Part of our humiliation is revealed in this statement in the book of Luke: "He set his face steadfastly toward Jerusalem and went on before." They could never keep up with him. That man is your figure. That figure has nothing to do with Christianity in the sense of something to defend. It has to do with our own interior being. Luther is on my council, and Amos, but when I look at Luther and Amos I see the face of Jesus.

There is nothing pious in this, simply hardheaded empirical reality in relationship to consciousness. If we lived in another culture, it would be something else. Guess who the Hunter­Warrior is? I imagine there will be times when you wish you had not met the Hunter­Warrior. He is going to walk on before you as one more manifestation of the humiliation contingency itself is.

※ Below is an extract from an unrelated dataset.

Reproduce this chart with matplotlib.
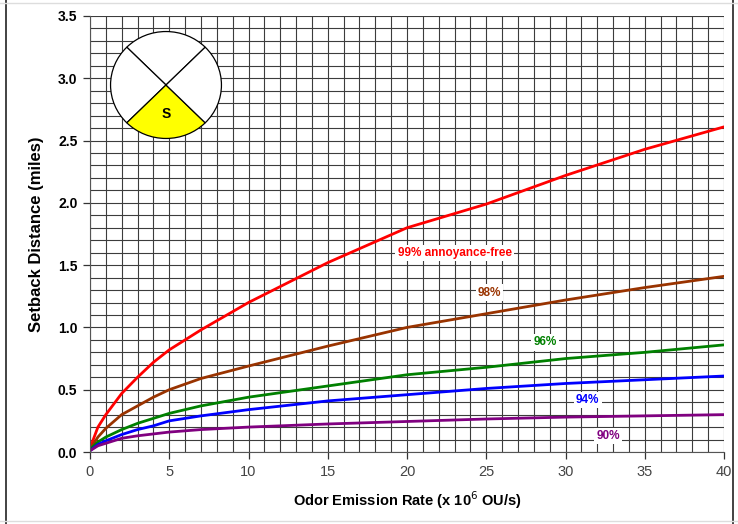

My word to you is, "Do not fight it; let it go." If you do let it flow in terms of prayer, contemplation and meditation, you will be taking care of yourself. Then, when somebody comes back in one hundred years to look you up, you will be standing there as people who care about the world. You will be standing as those who are resolved to profound integrity. And you will be standing there as those who are an invisible, but powerful symbol of the fulfilled human being.

Do not forget that an old man told you, "Take care of yourselves." For those who told you that being a spirit man was simple and easy, lied. Take care of yourself.